En un marzo aciago, no el de los idus pero casi, entre noticias sobre colapsos sanitarios, hospitales de campaña y virus mortales, de repente un titular insólito, casi anacrónico, “ocho detenidos en una orgía en el centro de Barcelona” (si no nos creen pueden comprobarlo en la Vanguardia del 21 de marzo). En los mismos días el Heraldo informaba, “desmantelan una orgía de varios días en Madrid y denuncian a seis personas”. No es que no nos parezca encomiable que decenas de personas por todo el país decidieran combatir el miedo y la angustia encamándose sin miramientos, pocas cosas resultan tan excitantes como entregarse a un frenesí de placeres ante el advenimiento del apocalipsis, pero vete tú a contarle a Fernando Simón que quieres que el fin del mundo te pille follando. Por lo que sea, las autoridades consideraron que contravenir un estado de alarma por emergencia sanitaria con ardoroso sexo entre desconocidos no era lo más adecuado, por las gotículas de saliva y eso. Sin embargo, los lascivos infractores no habían inventado nada. Al oír hablar de orgías a unos se les viene a la mente la imagen de romanos yaciendo entre copas de vino y racimos de uvas y a otros las fiestas de Errol Flynn tocando el piano con su (se decía) majestuoso pene mientras invitaba a la concurrencia a mantenérselo erguido.
Así definió Tito Livio, más romano que nadie, las ceremonias en honor a Baco que llegaron a la capital del imperio a través de “un griego de bajo nacimiento”, ya se sabe que lo moralmente cuestionable siempre proviene de otros. “Una vez el vino, la noche, la promiscuidad de sexos y la mezcla de edades tiernas y adultas calentaban sus ánimos, apagando todo el sentido del pudor, daban comienzo los excesos de toda clase (…) con los hombres mezclados con las mujeres en licenciosas orgías nocturnas, no quedó ningún crimen y ninguna acción vergonzosa por perpetrarse allí.

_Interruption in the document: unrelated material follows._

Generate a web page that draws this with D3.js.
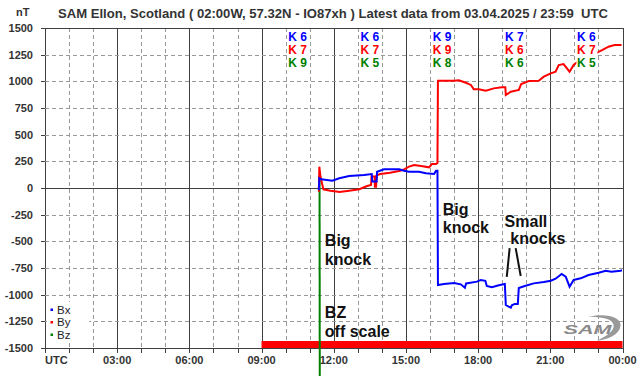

Se producían más prácticas vergonzantes entre hombres que entre hombres y mujeres. Quien no se sometiera al ultraje o se mostrara remiso a los malos actos, era sacrificado como víctima. No considerar nada como impío o criminal era la misma cúspide de su religión. (…). Era una inmensa multitud, casi una segunda población, y entre ellos se encontraban algunos hombres y mujeres de familias nobles”.
La nueva religión caló, obvio, por divertida. Pero para comprender el origen mistérico del culto, el sentimiento de unión con la divinidad a través del paroxismo sexual, hay que viajar más atrás, hasta la Grecia mitológica. Allí, las bacantes adoraban a Dionisos cuando se vieron interrumpidas por Orfeo. Ellas, primero en plan guarrete y luego ya a lo Glenn Close en Atracción Fatal, invitan al muchacho a unirse a la fiesta, después lo violan (que no se hubiese negado) y luego ya lo descuartizan (esta parte ya parece inventada por Tarantino). Según otros relatos, las bacanales eran más o menos una rave de sexo y drogas pero sin música electrónica y con el sacrificio de alguna cabra. El imperio romano, lo más parecido a la globalización actual, importó la ‘fiestuki’ con alguna variante, pero ya viendo que se les iba de las manos (más por motivos políticos que por la promiscuidad y los psicofármacos) decretaron el Senatus Consultum de Bacchanalibus y las prohibieron. ¿Fin de la historia? Parece que no.
Hoy las hay sadomasoquistas, con las caras cubiertas por máscaras a lo Eyes Wide Shut para pijos que se aburren, o con espectáculo incluido como las que se montaban los papas del Renacimiento con prostitutas que debían recoger castañas del suelo con sus vaginas para gloria de sus santidades (no sabemos si esto último es cierto o una leyenda morbosa, pero no nos cuesta demasiado creerlo). Incluso se han puesto de moda peligrosas sesiones llamadas ‘chemsex’ en las que el sexo y las drogas van siempre de la mano. Hay rituales que tienen todos los ingredientes para sobrevivir durante siglos, reinventándose, pero ojo, el sexo debe alegrar la vida, no convertirse en una manera de sobrevivir a ella. Que el fin del mundo te pille follando, pero hagamos todo lo posible por demorarlo.